The average is 51 days, said Judy Aslin, hospice services director.

Reddick entered the hospice program July 26.

"He probably won't make it to Christmas," McGinty said. "He may not make it to Thanksgiving."

Seabaugh was diagnosed with lung cancer on Aug. 15. Through the hospice program, she was moved into the nursing home at the end of September. The former dance instructor could live another four months.

Howard, who just entered the program, might survive for six months.

Last year, Southeast Hospice dealt with 94 patients.

From January through September, it has dealt with 117 patients. Most have already died.

McGinty said typically there are about 25 to 30 patients in the program at any one time.

Southeast Hospice started in 1986, but it is still a new idea to many area doctors who are more comfortable treating the living than the dying.

The program used to serve about 20 to 30 patients a year.

But it has seen a big increase in patients since the program was certified by Medicaid and Medicare in July 1993.

Although Medicaid, Medicare and private insurance pay part of the cost of the program, the hospice still depends on donations to meet expenses.

The hospice's four nurses each visit about four patients a day, Monday through Friday.

Some patients get weekly visits. Others are seen more often.

McGinty, accompanied by a nurse, visits five or six patients each Wednesday.

The hospice has a nurse on call 24 hours a day, seven days a week.

McGinty always is accompanied by a nurse.

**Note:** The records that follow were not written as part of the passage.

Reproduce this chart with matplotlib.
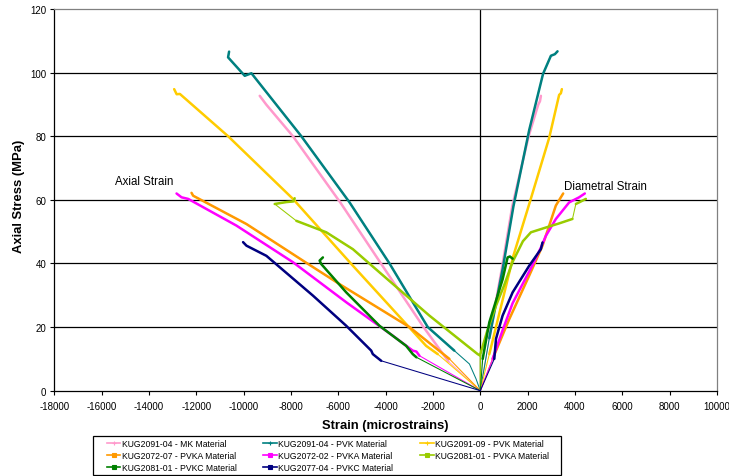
import matplotlib
matplotlib.use("Agg")
import matplotlib.pyplot as plt
from matplotlib.lines import Line2D
from matplotlib.patches import Rectangle

plt.rcParams['font.family'] = ['Liberation Sans', 'DejaVu Sans']
plt.rcParams['axes.unicode_minus'] = False

# ---------------- data (strain in microstrains, stress in MPa) ----------------
# each list of runs: densely recorded parts; joins between runs are sparse (thin)
NAMES = ["KUG2091-04 - MK Material", "KUG2091-04 - PVK Material",
         "KUG2091-09 - PVK Material", "KUG2072-07 - PVKA Material",
         "KUG2072-02 - PVKA Material", "KUG2081-01 - PVKA Material",
         "KUG2081-01 - PVKC Material", "KUG2077-04 - PVKC Material"]
COLORS = ["#FF99CC", "#008080", "#FFCC00", "#FF9900",
          "#FF00FF", "#99CC00", "#008000", "#000080"]

MK_AX_X = [[-1350, -2400, -4200, -5900, -7917, -9050, -9200, -9321]]
MK_AX_Y = [[9.2, 20.0, 40.0, 59.0, 80.0, 90.0, 91.5, 92.7]]
MK_DI_X = [[380, 900, 1350, 2040, 2450, 2520, 2560]]
MK_DI_Y = [[16.5, 38.0, 58.0, 80.0, 90.0, 91.0, 92.7]]

PVK1_AX_X = [[-180], [-460], [-1100, -2221, -3838, -5525, -7563, -9671, -9954, -10658, -10615]]
PVK1_AX_Y = [[3.7], [8.4], [12.6, 20.0, 40.0, 59.2, 80.0, 99.8, 99.0, 104.8, 106.6]]
PVK1_DI_X = [[380, 950, 1400, 2067, 2650, 2982, 3150, 3262]]
PVK1_DI_Y = [[16.5, 38.5, 58.0, 82.0, 99.6, 105.3, 105.8, 106.7]]

PVK2_AX_X = [[-1800, -2290, -5386, -7917, -10656, -12695, -12830, -12935]]
PVK2_AX_Y = [[11.5, 14.1, 39.3, 60.3, 80.0, 93.3, 93.2, 94.8]]
PVK2_DI_X = [[380, 941, 1400, 2100, 2910, 3330, 3403, 3445]]
PVK2_DI_Y = [[11.5, 28.5, 42.5, 59.5, 79.5, 93.0, 93.5, 94.8]]

PVKA1_AX_X = [[-1307, -2995, -5947, -7351, -9882, -12134, -12202]]
PVKA1_AX_Y = [[10.0, 20.0, 33.5, 40.2, 52.4, 61.3, 62.2]]
PVKA1_DI_X = [[520, 1223, 2067, 2628, 3191, 3501]]
PVKA1_DI_Y = [[10.0, 22.5, 36.2, 45.6, 58.2, 62.0]]

PVKA2_AX_X = [[-2573, -2700, -2855, -3699, -5664, -7917, -10304, -12345, -12624, -12835]]
PVKA2_AX_Y = [[11.0, 12.3, 12.6, 17.3, 27.8, 40.4, 51.9, 60.3, 60.8, 62.0]]
PVKA2_DI_X = [[520, 941, 1364, 1784, 2206, 2559, 2771, 3193, 3754, 4175, 4415]]
PVKA2_DI_Y = [[10.0, 19.0, 27.5, 33.5, 39.5, 45.0, 48.7, 54.0, 59.2, 60.8, 62.0]]

PVKA3_AX_X = [[0, -112, -2151, -4260, -5386, -6508, -7773], [-8688, -8195, -7900, -7845]]
PVKA3_AX_Y = [[11.0, 11.5, 23.6, 37.2, 44.5, 49.8, 53.4], [58.7, 59.3, 59.5, 60.5]]
PVKA3_DI_X = [[0, 300, 662, 1000, 1364, 1800, 2138, 2771, 3332, 3894], [4036, 4200, 4458]]
PVKA3_DI_Y = [[11.5, 19.0, 26.7, 33.0, 40.5, 47.0, 49.8, 51.3, 52.6, 54.0], [58.7, 59.3, 60.3]]

PVKC1_AX_X = [[-2700, -2855, -3134, -4260, -5664, -6719, -6790, -6651]]
PVKC1_AX_Y = [[10.5, 11.5, 14.1, 20.4, 30.9, 39.8, 40.9, 41.9]]
PVKC1_DI_X = [[100, 380, 941, 1153, 1250, 1364]]
PVKC1_DI_Y = [[10.0, 21.5, 35.0, 41.9, 42.2, 41.5]]

PVKC2_AX_X = [[-4188, -4542, -4610, -5664, -7073, -9039, -9882, -10024]]
PVKC2_AX_Y = [[9.4, 11.5, 12.6, 20.4, 29.9, 42.4, 45.6, 46.7]]
PVKC2_DI_X = [[590, 662, 941, 1364, 2067, 2559, 2628]]
PVKC2_DI_Y = [[10.0, 16.3, 23.6, 30.9, 39.3, 44.5, 46.6]]

AXIAL = [(MK_AX_X, MK_AX_Y), (PVK1_AX_X, PVK1_AX_Y), (PVK2_AX_X, PVK2_AX_Y),
         (PVKA1_AX_X, PVKA1_AX_Y), (PVKA2_AX_X, PVKA2_AX_Y), (PVKA3_AX_X, PVKA3_AX_Y),
         (PVKC1_AX_X, PVKC1_AX_Y), (PVKC2_AX_X, PVKC2_AX_Y)]
DIAMETRAL = [(MK_DI_X, MK_DI_Y), (PVK1_DI_X, PVK1_DI_Y), (PVK2_DI_X, PVK2_DI_Y),
             (PVKA1_DI_X, PVKA1_DI_Y), (PVKA2_DI_X, PVKA2_DI_Y), (PVKA3_DI_X, PVKA3_DI_Y),
             (PVKC1_DI_X, PVKC1_DI_Y), (PVKC2_DI_X, PVKC2_DI_Y)]

X_TICKS = list(range(-18000, 10001, 2000))
Y_TICKS = list(range(0, 121, 20))

# ---------------- figure ----------------
W, H = 729, 477
fig = plt.figure(figsize=(W / 100, H / 100), dpi=100)
L, R, T, B = 54.3, 717.0, 10.0, 391.7
ax = fig.add_axes([L / W, 1 - B / H, (R - L) / W, (B - T) / H])

ax.set_xlim(-18000, 10000)
ax.set_ylim(0, 120)
ax.set_xticks(X_TICKS)
ax.set_yticks(Y_TICKS)
ax.tick_params(axis='both', direction='out', length=3.2, width=0.8,
               labelsize=7, colors='black', pad=2.5)
ax.tick_params(axis='x', pad=4)

for y in Y_TICKS[1:-1]:
    ax.axhline(y, color='black', lw=0.9, zorder=1)
ax.axvline(0, color='black', lw=0.9, zorder=1)

for s in ['left', 'bottom']:
    ax.spines[s].set_color('black')
    ax.spines[s].set_linewidth(0.9)
for s in ['top', 'right']:
    ax.spines[s].set_color('#808080')
    ax.spines[s].set_linewidth(0.9)


def draw(runs_x, runs_y, color, z):
    px = [0.0] + [v for r in runs_x for v in r]
    py = [0.0] + [v for r in runs_y for v in r]
    ax.plot(px, py, color=color, lw=0.75, zorder=z, solid_joinstyle='round')
    for rx, ry in zip(runs_x, runs_y):
        if len(rx) > 1:
            ax.plot(rx, ry, color=color, lw=1.8, zorder=z,
                    solid_capstyle='round', solid_joinstyle='round')


for i, color in enumerate(COLORS):
    draw(AXIAL[i][0], AXIAL[i][1], color, 3 + i)
    draw(DIAMETRAL[i][0], DIAMETRAL[i][1], color, 3 + i)

ax.text(-15437, 66.0, "Axial Strain", fontsize=8.3, ha='left', va='center', zorder=20)
ax.text(3543, 64.4, "Diametral Strain", fontsize=8.3, ha='left', va='center', zorder=20)

fig.text(19.5 / W, 1 - 196 / H, "Axial Stress (MPa)", rotation=90, fontsize=9.4,
         fontweight='bold', ha='center', va='center')
fig.text(385 / W, 1 - 425.7 / H, "Strain (microstrains)", fontsize=9.4,
         fontweight='bold', ha='center', va='center')

# legend frame
fig.patches.append(Rectangle((93 / W, 1 - 476 / H), 468 / W, 39 / H,
                             transform=fig.transFigure, fill=False,
                             edgecolor='black', lw=0.9))

# legend (row-major order as in reference)
MARKERS = ['+', '+', '+', 's', 's', 's', 's', 's']
handles = [Line2D([], [], color=c, lw=1.2, marker=m, markersize=2.5, markeredgewidth=0.8)
           for c, m in zip(COLORS, MARKERS)]
order = [0, 3, 6, 1, 4, 7, 2, 5]
leg = fig.legend([handles[k] for k in order], [NAMES[k] for k in order],
                 ncol=3, loc='upper left', bbox_to_anchor=(103.7 / W, 1 - 437 / H),
                 fontsize=6.2, frameon=False,
                 handlelength=1.6, handletextpad=0.15, columnspacing=3.1,
                 labelspacing=0.35, borderpad=0.35, borderaxespad=0)

fig.savefig("out.png", dpi=100)
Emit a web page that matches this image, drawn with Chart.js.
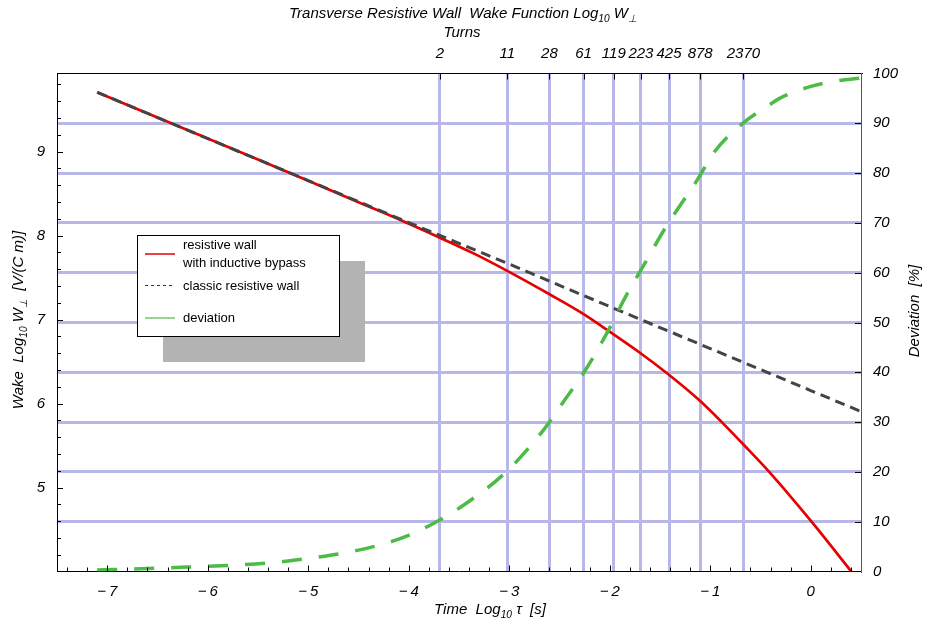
<!DOCTYPE html>
<html lang="en">
<head>
    <meta charset="UTF-8">
    <title>Transverse Resistive Wall Wake Function</title>
    <style>
        body { margin: 0; background: #fff; }
        canvas { display: block; }
    </style>
</head>
<body>
    <canvas id="wakeChart" width="925" height="629"></canvas>

    <script src="https://cdn.jsdelivr.net/npm/chart.js"></script>
    <script>
        // resistive wall with inductive bypass (log10 tau, log10 W)
        const redTau = [-7.1, -6.5, -6.0, -5.5, -5.0, -4.5, -4.05, -3.69, -3.35, -3.02, -2.59, -2.26, -2.03, -1.70, -1.43, -1.10, -0.89, -0.66, -0.42, 0.01, 0.41];
        const redW   = [9.706, 9.405, 9.155, 8.905, 8.652, 8.397, 8.168, 7.975, 7.785, 7.580, 7.295, 7.065, 6.880, 6.605, 6.360, 6.030, 5.785, 5.500, 5.195, 4.590, 3.990];

        // classic resistive wall
        const classicTau = [-7.1, -6.0, -5.0, -4.0, -3.0, -2.0, -1.0, 0.0, 0.5];
        const classicW   = [9.706, 9.155, 8.655, 8.155, 7.660, 7.155, 6.655, 6.155, 5.905];

        // deviation in percent
        const devTau = [-7.1, -6.6, -6.2, -5.7, -5.3, -4.9, -4.5, -4.1, -3.75, -3.42, -3.02, -2.66, -2.46, -2.24, -2.03, -1.85, -1.65, -1.45, -1.23, -1.13, -0.95, -0.67, -0.44, -0.30, 0.0, 0.25, 0.5];
        const devPct = [0.3, 0.6, 0.9, 1.3, 1.9, 2.9, 4.3, 6.5, 9.7, 13.8, 20.2, 28.4, 34.1, 40.5, 47.8, 54.9, 61.9, 68.9, 75.6, 78.6, 84.5, 90.1, 93.3, 95.1, 97.4, 98.5, 99.1];

        // tick labels
        const timeTicks = [-7, -6, -5, -4, -3, -2, -1, 0];
        const wakeTicks = [5, 6, 7, 8, 9];
        const turnTickPos = [-3.69, -3.02, -2.60, -2.26, -1.96, -1.69, -1.41, -1.10, -0.67];
        const turnTickLabels = ['2', '11', '28', '61', '119', '223', '425', '878', '2370'];

        const FONT = "'Liberation Sans', Arial, sans-serif";
        const gridColor = '#b7b7e8';
        const tickFont = { family: FONT, size: 15, style: 'italic' };

        function pairs(xs, ys) {
            return xs.map((x, i) => ({ x: x, y: ys[i] }));
        }

        function minusLabel(v) {
            return v < 0 ? '\u2212\u2009' + Math.abs(v) : String(v);
        }

        // text with subscripts, centred on (x, y)
        function drawRich(ctx, x, y, parts, size, angle) {
            ctx.save();
            ctx.translate(x, y);
            if (angle) ctx.rotate(angle);
            ctx.textBaseline = 'alphabetic';
            ctx.textAlign = 'left';
            let total = 0;
            parts.forEach(p => {
                ctx.font = 'italic ' + (p.sub ? size * 0.68 : size) + 'px ' + FONT;
                p.w = ctx.measureText(p.t).width;
                total += p.w;
            });
            let cx = -total / 2;
            parts.forEach(p => {
                ctx.font = 'italic ' + (p.sub ? size * 0.68 : size) + 'px ' + FONT;
                ctx.fillText(p.t, cx, p.sub ? size * 0.28 : 0);
                cx += p.w;
            });
            ctx.restore();
        }

        const decorPlugin = {
            id: 'decor',
            beforeDraw(chart) {
                const ctx = chart.ctx;
                ctx.save();
                ctx.fillStyle = '#fff';
                ctx.fillRect(0, 0, chart.width, chart.height);
                ctx.restore();
            },
            afterDraw(chart) {
                const ctx = chart.ctx;
                const a = chart.chartArea;
                const sx = chart.scales.x, sy = chart.scales.y, sy2 = chart.scales.y2, st = chart.scales.xTop;
                ctx.save();
                ctx.strokeStyle = '#000';
                ctx.lineWidth = 1;
                ctx.beginPath();
                // inward ticks, bottom
                for (let v = -7.4; v < 0.5; v += 0.2) {
                    const px = Math.round(sx.getPixelForValue(v)) + 0.5;
                    const major = Math.abs(v - Math.round(v)) < 0.01;
                    ctx.moveTo(px, a.bottom);
                    ctx.lineTo(px, a.bottom - (major ? 6 : 4));
                }
                // inward ticks, left
                for (let v = 4.2; v < 9.93; v += 0.2) {
                    const py = Math.round(sy.getPixelForValue(v)) + 0.5;
                    const major = Math.abs(v - Math.round(v)) < 0.01;
                    ctx.moveTo(a.left, py);
                    ctx.lineTo(a.left + (major ? 6 : 4), py);
                }
                // inward ticks, right
                for (let v = 10; v < 100; v += 10) {
                    const py = Math.round(sy2.getPixelForValue(v)) + 0.5;
                    ctx.moveTo(a.right, py);
                    ctx.lineTo(a.right - 6, py);
                }
                // inward ticks, top
                turnTickPos.forEach(v => {
                    const px = Math.round(st.getPixelForValue(v)) + 0.5;
                    ctx.moveTo(px, a.top);
                    ctx.lineTo(px, a.top + 6);
                });
                ctx.stroke();
                ctx.restore();

                // titles
                ctx.save();
                ctx.fillStyle = '#000';
                drawRich(ctx, 463, 18, [
                    { t: 'Transverse Resistive Wall  Wake Function Log' }, { t: '10', sub: true },
                    { t: ' W' }, { t: '\u22a5', sub: true }
                ], 15);
                drawRich(ctx, 462, 37, [{ t: 'Turns' }], 15);
                drawRich(ctx, 490, 614, [
                    { t: 'Time  Log' }, { t: '10', sub: true }, { t: ' \u03c4  [s]' }
                ], 15);
                drawRich(ctx, 23, 320, [
                    { t: 'Wake  Log' }, { t: '10', sub: true }, { t: ' W' }, { t: '\u22a5', sub: true },
                    { t: '  [V/(C m)]' }
                ], 15, -Math.PI / 2);
                drawRich(ctx, 919, 311, [{ t: 'Deviation  [%]' }], 15, -Math.PI / 2);
                ctx.restore();

                // legend with shadow
                ctx.save();
                ctx.fillStyle = '#b3b3b3';
                ctx.fillRect(163, 261, 202, 101);
                ctx.fillStyle = '#fff';
                ctx.fillRect(137, 235, 202, 101);
                ctx.strokeStyle = '#000';
                ctx.lineWidth = 1;
                ctx.strokeRect(137.5, 235.5, 202, 101);

                ctx.lineWidth = 1.5;
                ctx.strokeStyle = '#e60000';
                ctx.beginPath(); ctx.moveTo(145, 254); ctx.lineTo(175, 254); ctx.stroke();
                ctx.strokeStyle = '#333';
                ctx.lineWidth = 1;
                ctx.setLineDash([3, 3]);
                ctx.beginPath(); ctx.moveTo(145, 285.5); ctx.lineTo(175, 285.5); ctx.stroke();
                ctx.setLineDash([]);
                ctx.strokeStyle = '#4cbb47';
                ctx.lineWidth = 1.2;
                ctx.beginPath(); ctx.moveTo(145, 318); ctx.lineTo(175, 318); ctx.stroke();

                ctx.fillStyle = '#000';
                ctx.font = '13px ' + FONT;
                ctx.textBaseline = 'middle';
                ctx.textAlign = 'left';
                ctx.fillText('resistive wall', 183, 245);
                ctx.fillText('with inductive bypass', 183, 263);
                ctx.fillText('classic resistive wall', 183, 286);
                ctx.fillText('deviation', 183, 318);
                ctx.restore();
            }
        };

        const ctx = document.getElementById('wakeChart').getContext('2d');
        const wakeChart = new Chart(ctx, {
            type: 'line',
            data: {
                datasets: [
                    {
                        label: 'deviation',
                        data: pairs(devTau, devPct),
                        yAxisID: 'y2',
                        xAxisID: 'x',
                        borderColor: '#4cbb47',
                        borderWidth: 3.5,
                        borderDash: [20, 17],
                        pointRadius: 0,
                        cubicInterpolationMode: 'monotone',
                        order: 0
                    },
                    {
                        label: 'resistive wall with inductive bypass',
                        data: pairs(redTau, redW),
                        yAxisID: 'y',
                        xAxisID: 'x',
                        borderColor: '#e60000',
                        borderWidth: 2.7,
                        pointRadius: 0,
                        cubicInterpolationMode: 'monotone',
                        order: 2
                    },
                    {
                        label: 'classic resistive wall',
                        data: pairs(classicTau, classicW),
                        yAxisID: 'y',
                        xAxisID: 'x',
                        borderColor: '#444',
                        borderWidth: 3,
                        borderDash: [10, 6],
                        pointRadius: 0,
                        cubicInterpolationMode: 'monotone',
                        order: 1
                    }
                ]
            },
            options: {
                responsive: false,
                animation: false,
                layout: { padding: 0 },
                plugins: { legend: { display: false }, tooltip: { enabled: false } },
                scales: {
                    x: {
                        type: 'linear', position: 'bottom', min: -7.5, max: 0.5,
                        afterBuildTicks: s => { s.ticks = timeTicks.map(v => ({ value: v })); },
                        ticks: { callback: v => minusLabel(v), font: tickFont, color: '#000', padding: 11, maxRotation: 0, autoSkip: false },
                        grid: { drawOnChartArea: false, drawTicks: false },
                        border: { color: '#000', width: 1 },
                        afterFit: s => { s.height = 57.5; }
                    },
                    xTop: {
                        type: 'linear', position: 'top', min: -7.5, max: 0.5,
                        afterBuildTicks: s => { s.ticks = turnTickPos.map(v => ({ value: v })); },
                        ticks: { callback: (v, i) => turnTickLabels[i], font: tickFont, color: '#000', padding: 11, maxRotation: 0, autoSkip: false },
                        grid: { drawOnChartArea: true, drawTicks: false, color: gridColor, lineWidth: 3 },
                        border: { color: '#000', width: 1 },
                        afterFit: s => { s.height = 73.5; }
                    },
                    y: {
                        type: 'linear', position: 'left', min: 4, max: 9.93,
                        afterBuildTicks: s => { s.ticks = wakeTicks.map(v => ({ value: v })); },
                        ticks: { font: tickFont, color: '#000', padding: 12 },
                        grid: { drawOnChartArea: false, drawTicks: false },
                        border: { color: '#000', width: 1 },
                        afterFit: s => { s.width = 57; }
                    },
                    y2: {
                        type: 'linear', position: 'right', min: 0, max: 100,
                        ticks: { stepSize: 10, font: tickFont, color: '#000', padding: 12 },
                        grid: {
                            drawOnChartArea: true, drawTicks: false, lineWidth: 3,
                            color: c => (c.tick && (c.tick.value === 0 || c.tick.value === 100)) ? 'rgba(0,0,0,0)' : gridColor
                        },
                        border: { color: '#555', width: 1 },
                        afterFit: s => { s.width = 64; }
                    }
                }
            },
            plugins: [decorPlugin]
        });
    </script>
</body>
</html>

It is the nurses who regularly visit the patients, although McGinty is responsible for prescribing medicine.

"This is not a doctor-patient program," said McGinty. "This is a nurse-patient program."

Hospice facts

There are more than 2,500 hospices in the nation and Puerto Rico.

Last year, hospices served over 340,000 patients and families.

Over the past five years, the number of hospice patients has increased an average of 16 percent annually.

Hospices care for about one of every three terminally ill cancer patients in America and one out of every three AIDs patients.

In 1992, 78 percent of hospice patients had cancer; 10 percent heart-related illnesses; 4 percent AIDS; 1 percent kidney diseases; 1 percent Alzheimer's; and 6 percent other health problems.

Fifty-three percent of hospice patients are male; 47 percent are female.

Given six months to live, nine out of 10 Americans surveyed in a 1992 Gallup poll said they would choose to be cared for and die in their own home or a family member's home.